- Born: September 26, 1880 Gilmore, Missouri
- Died: June 17, 1963 (aged 82) Columbia, Missouri
- Education: University of Missouri (M.D. 1901) University of Chicago (Ph.D. 1908)
- Known for: Blood reactions, head transplants
- Scientific career
- Fields: Physiology
- Institutions: Washington University in St. Louis University of Pittsburgh
- Academic advisors: Alexis Carrel

= Charles Claude Guthrie =

American physiologist

Charles Claude Guthrie (September 26, 1880 – June 16, 1963) was an American physiologist.

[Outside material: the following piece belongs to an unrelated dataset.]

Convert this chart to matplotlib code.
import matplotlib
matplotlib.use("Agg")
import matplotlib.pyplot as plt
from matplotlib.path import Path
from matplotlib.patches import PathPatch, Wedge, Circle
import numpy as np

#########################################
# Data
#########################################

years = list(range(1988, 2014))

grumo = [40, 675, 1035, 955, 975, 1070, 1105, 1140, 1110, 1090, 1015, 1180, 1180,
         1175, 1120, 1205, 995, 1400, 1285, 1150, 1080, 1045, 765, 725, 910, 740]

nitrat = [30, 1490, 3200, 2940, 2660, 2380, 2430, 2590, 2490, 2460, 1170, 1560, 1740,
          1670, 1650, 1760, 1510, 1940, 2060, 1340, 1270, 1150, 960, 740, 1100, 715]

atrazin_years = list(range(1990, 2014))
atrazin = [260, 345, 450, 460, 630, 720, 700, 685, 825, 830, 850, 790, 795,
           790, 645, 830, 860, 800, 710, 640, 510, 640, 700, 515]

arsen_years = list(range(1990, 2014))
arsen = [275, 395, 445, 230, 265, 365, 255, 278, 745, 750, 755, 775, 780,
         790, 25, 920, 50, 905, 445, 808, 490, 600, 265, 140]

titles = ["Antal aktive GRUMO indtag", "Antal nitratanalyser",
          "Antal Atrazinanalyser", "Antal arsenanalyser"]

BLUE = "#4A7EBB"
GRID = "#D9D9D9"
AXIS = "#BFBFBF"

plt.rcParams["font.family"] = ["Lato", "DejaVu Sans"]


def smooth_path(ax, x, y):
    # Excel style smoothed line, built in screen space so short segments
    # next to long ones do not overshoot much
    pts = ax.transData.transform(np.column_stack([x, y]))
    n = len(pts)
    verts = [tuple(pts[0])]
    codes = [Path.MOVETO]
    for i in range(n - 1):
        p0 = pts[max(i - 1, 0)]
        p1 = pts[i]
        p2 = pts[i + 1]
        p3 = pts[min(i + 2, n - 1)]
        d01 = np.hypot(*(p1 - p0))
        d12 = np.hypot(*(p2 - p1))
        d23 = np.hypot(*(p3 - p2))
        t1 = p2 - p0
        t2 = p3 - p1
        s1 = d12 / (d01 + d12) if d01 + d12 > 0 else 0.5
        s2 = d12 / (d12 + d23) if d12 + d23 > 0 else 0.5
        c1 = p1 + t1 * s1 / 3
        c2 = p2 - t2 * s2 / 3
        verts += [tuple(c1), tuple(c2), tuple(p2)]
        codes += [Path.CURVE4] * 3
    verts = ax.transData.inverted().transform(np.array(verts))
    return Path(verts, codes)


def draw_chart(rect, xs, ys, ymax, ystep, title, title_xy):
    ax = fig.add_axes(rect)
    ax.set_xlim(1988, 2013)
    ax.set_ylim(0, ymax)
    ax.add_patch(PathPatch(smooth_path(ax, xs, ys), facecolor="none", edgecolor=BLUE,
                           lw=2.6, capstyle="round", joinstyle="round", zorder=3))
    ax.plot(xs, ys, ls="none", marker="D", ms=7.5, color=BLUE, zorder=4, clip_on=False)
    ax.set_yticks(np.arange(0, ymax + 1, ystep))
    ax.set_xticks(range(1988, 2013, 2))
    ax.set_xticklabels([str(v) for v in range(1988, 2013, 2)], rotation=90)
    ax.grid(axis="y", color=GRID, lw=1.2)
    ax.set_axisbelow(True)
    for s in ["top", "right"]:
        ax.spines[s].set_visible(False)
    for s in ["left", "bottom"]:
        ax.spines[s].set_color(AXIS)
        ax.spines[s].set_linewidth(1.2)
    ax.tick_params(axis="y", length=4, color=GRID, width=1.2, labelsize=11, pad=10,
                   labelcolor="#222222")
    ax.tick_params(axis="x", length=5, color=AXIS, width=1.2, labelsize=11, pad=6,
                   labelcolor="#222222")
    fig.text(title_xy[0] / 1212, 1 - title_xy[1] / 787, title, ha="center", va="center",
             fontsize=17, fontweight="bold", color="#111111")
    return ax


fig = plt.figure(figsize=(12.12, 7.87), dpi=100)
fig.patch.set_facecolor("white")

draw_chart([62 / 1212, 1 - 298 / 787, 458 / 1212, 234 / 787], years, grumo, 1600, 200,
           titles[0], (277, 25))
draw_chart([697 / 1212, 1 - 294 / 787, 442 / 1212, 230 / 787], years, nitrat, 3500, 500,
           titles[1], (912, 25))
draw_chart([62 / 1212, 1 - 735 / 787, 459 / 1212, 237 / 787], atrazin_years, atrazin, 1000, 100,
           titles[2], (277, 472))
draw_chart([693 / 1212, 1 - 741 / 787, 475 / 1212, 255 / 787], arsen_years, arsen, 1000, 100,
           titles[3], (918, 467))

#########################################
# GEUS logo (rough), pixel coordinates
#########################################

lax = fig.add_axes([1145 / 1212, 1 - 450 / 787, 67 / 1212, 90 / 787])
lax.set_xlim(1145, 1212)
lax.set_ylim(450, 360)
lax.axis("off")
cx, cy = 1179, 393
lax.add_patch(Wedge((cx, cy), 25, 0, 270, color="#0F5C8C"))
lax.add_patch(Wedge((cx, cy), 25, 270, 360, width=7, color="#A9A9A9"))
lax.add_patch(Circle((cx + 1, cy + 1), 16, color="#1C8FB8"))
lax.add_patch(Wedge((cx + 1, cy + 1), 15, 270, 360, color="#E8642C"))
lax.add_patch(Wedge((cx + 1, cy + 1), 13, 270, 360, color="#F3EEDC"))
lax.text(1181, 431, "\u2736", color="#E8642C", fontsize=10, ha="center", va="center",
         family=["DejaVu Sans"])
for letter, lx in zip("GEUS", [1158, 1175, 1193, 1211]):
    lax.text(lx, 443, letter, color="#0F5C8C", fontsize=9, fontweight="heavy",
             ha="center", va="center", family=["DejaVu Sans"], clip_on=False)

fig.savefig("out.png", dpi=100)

==Early life and education==
He was born at Gilmore, Missouri. He graduated (M.D.) from the University of Missouri in 1901 and (Ph.D.) from the University of Chicago in 1908.

==Career==
Guthrie taught physiology while engaged in advanced studies, and was professor of physiology and pharmacology at Washington University School of Medicine in 1906–1909 and at the University of Pittsburgh School of Medicine after 1909. He was author of Blood-Vessel Surgery and its Applications (1912) and of contributions on blood reactions and alterations, resuscitation, cerebral and other anæmias, isolated and ungrafted tissues, and sutures and anastomosis of blood vessels.

Guthrie collaborated in his work on vascular surgery with French physician Alexis Carrel, who won the 1912 Nobel Prize in Physiology or Medicine. Arguments were made that the primary credit for this work should have gone to Guthrie rather than Carrel. However, Guthrie's head transplant experiments likely prevented his Nobel Prize candidacy status.

==Death==
Guthrie died in Columbia, Missouri, on June 16, 1963.